The last thing that is needed are the temporary measures that the Government have announced—deferring corporation tax increases, deferring empty property rates, deferring business rate increases and introducing temporary VAT cuts—which provide no certainty and will do nothing to give people confidence. Instead we need permanent changes to make the system fairer and clearer to everyone, individuals and businesses alike. But neither Labour nor the Conservatives are prepared to face up to that fact, let alone engage in the debate. That is the biggest disappointment of all.

Several hon. Members rose

Mr. Deputy Speaker (Sir Alan Haselhurst): Order, Thirty minutes remain before the winding-up speeches and six hon. Members wish to contribute. I leave it to them to see how equitably they can share out that time between them.

9.10 pm

Mr. Clive Betts (Sheffield, Attercliffe) (Lab): When I saw that the Opposition had raised the question of business rates, I thought we would be having a thoroughgoing, wide-ranging debate on the principles behind business rates and how we might do better. Instead, we had a niggardly and rather empty proposal criticising various aspects of the mechanics of the current system. I was surprised that the party that is now supposed to believe in localism did not go for something a bit more radical.
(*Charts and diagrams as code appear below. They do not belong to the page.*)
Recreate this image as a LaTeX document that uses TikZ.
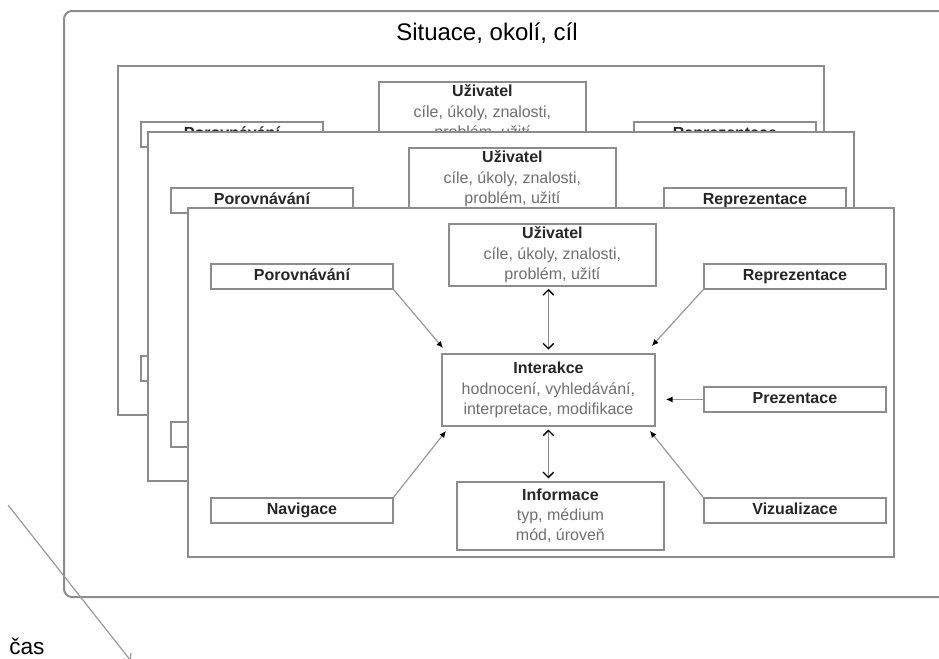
\documentclass[tikz,border=0pt]{standalone}
\usepackage{fontspec}
\setmainfont{Liberation Sans}
\usetikzlibrary{arrows.meta,calc}

\definecolor{framegray}{HTML}{8C8C8C}
\definecolor{linegray}{HTML}{9A9A9A}
\definecolor{textgray}{HTML}{707070}
\definecolor{headgray}{HTML}{262626}

\tikzset{
  scenebox/.style={draw=framegray, line width=1.5pt, rounded corners=6pt,
    anchor=north west, inner sep=0pt},
  layerframe/.style={draw=framegray, line width=1.5pt, fill=white,
    anchor=north west, inner sep=0pt,
    minimum width=529.5pt, minimum height=261.75pt},
  labelbox/.style={draw=framegray, line width=1.4pt, fill=white,
    anchor=north west, inner sep=0pt,
    minimum width=136.5pt, minimum height=18.75pt,
    text height=8.6pt, text depth=2.4pt,
    font=\fontsize{12}{14}\selectfont\bfseries, text=headgray},
  infobox/.style={draw=framegray, line width=1.4pt, fill=white,
    anchor=north west, inner sep=0pt, align=center,
    font=\fontsize{12}{15.2}\selectfont, text=textgray},
  link/.style={draw=linegray, line width=0.9pt,
    -{Latex[length=5pt,width=4.5pt,color=black]}},
  twoway/.style={draw=framegray, line width=1pt,
    {Straight Barb[length=4pt,width=8pt,color=black]}-{Straight Barb[length=4pt,width=8pt,color=black]}},
  timeline/.style={draw=linegray, line width=0.9pt,
    -{Straight Barb[length=4pt,width=7pt]}},
}

% head line of a multi-line box
\newcommand\boxhead[1]{{\bfseries\color{headgray}#1}}

% one interaction layer; #1 prefixes the node names
\newcommand\drawlayer[1]{%
  \node[layerframe] (#1-frame) at (0,0) {};
  \node[infobox, minimum width=155.25pt, minimum height=46.5pt] (#1-uz) at (261,16)
    {\boxhead{Uživatel}\\cíle, úkoly, znalosti,\\problém, užití};
  \node[infobox, minimum width=159.75pt, minimum height=54pt] (#1-int) at (254,146)
    {\boxhead{Interakce}\\hodnocení, vyhledávání,\\interpretace, modifikace};
  \node[infobox, minimum width=155.25pt, minimum height=51pt] (#1-inf) at (269,274)
    {\boxhead{Informace}\\typ, médium\\mód, úroveň};
  \node[labelbox] (#1-por) at (23,56)  {Porovnávání};
  \node[labelbox] (#1-rep) at (516,56) {Reprezentace};
  \node[labelbox] (#1-pre) at (516,179) {Prezentace};
  \node[labelbox] (#1-nav) at (23,290) {Navigace};
  \node[labelbox] (#1-viz) at (516,290) {Vizualizace};
  \draw[link] (#1-por.south east) -- ($(#1-int.north west)+(2,-5)$);
  \draw[link] (#1-rep.south west) -- ($(#1-int.north east)+(-4,-7)$);
  \draw[link] (#1-pre.west) -- ($(#1-int.east |- #1-pre.west)+(10,0)$);
  \draw[link] (#1-nav.north east) -- ($(#1-int.south west)+(5,4)$);
  \draw[link] (#1-viz.north west) -- ($(#1-int.south east)+(-6,4)$);
  \draw[twoway, shorten <=1.5pt, shorten >=2.5pt] (#1-int.north |- #1-uz.south) -- (#1-int.north);
  \draw[twoway, shorten <=2pt, shorten >=2pt] (#1-int.south) -- (#1-int.south |- #1-inf.north);
}

\begin{document}
\begin{tikzpicture}[x=0.75pt, y=-0.75pt]
  \useasboundingbox (0,0) rectangle (939,658);
  \clip (0,0) rectangle (939,658);
  \fill[white] (0,0) rectangle (939,658);

  % surrounding situation
  \node[scenebox, minimum width=702.75pt, minimum height=439.5pt] (scene) at (63,10) {};
  \node[font=\fontsize{18}{21}\selectfont, text=black] (title) at (487,33) {Situace, okolí, cíl};

  % layers from the oldest (back) to the current one (front)
  \begin{scope}[shift={(117,65)}]
    \drawlayer{a}
  \end{scope}
  \begin{scope}[shift={(147,131)}]
    \drawlayer{b}
  \end{scope}
  \begin{scope}[shift={(187,207)}]
    \drawlayer{c}
  \end{scope}

  % time axis
  \coordinate (t0) at (8,505);
  \coordinate (t1) at (131,661);
  \draw[timeline] (t0) -- (t1);
  \node[font=\fontsize{17}{20}\selectfont, text=black, anchor=west, inner sep=0pt] (time) at (9,646) {čas};
\end{tikzpicture}
\end{document}
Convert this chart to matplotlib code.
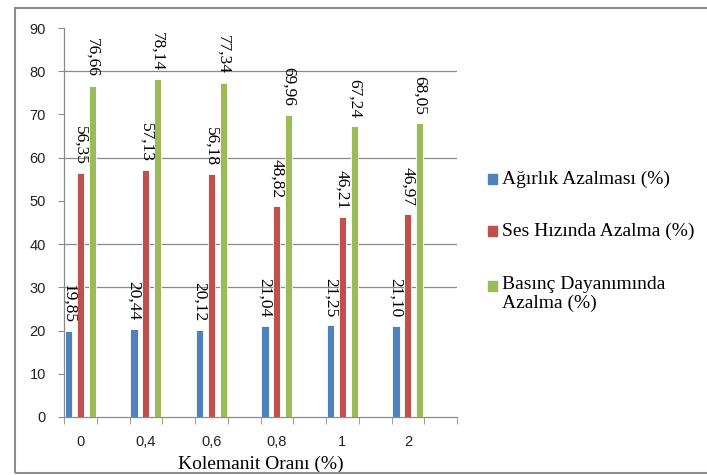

I am also disappointed that the Minister for Regional Economic Development and Co-ordination, with whom I agree on most issues, was not prepared to be more radical. I agree that we need constitutional reform in this country, and one of the most important aspects of that is to improve the balance of power and responsibilities between central and local government. We need to ensure that there are more powers and responsibilities at local level, and I commend to the House the report recently produced by the Communities and Local Government Committee, on the balance of power between central and local government.

If we are to get the balance of power right and push out more responsibilities and powers locally, we have to ensure that we get the balance of funding right and give local councils more responsibility for raising the funding that pays for their services. I noticed that the words “local income tax” did not pass the lips of the hon. Member for Falmouth and Camborne (Julia Goldsworthy). I wonder whether there is a shift in policy coming from the Liberal Democrats. The easiest way to transfer more powers for raising money to local government would be to localise the business rate and put it back to where it was before the poll tax led to the changes.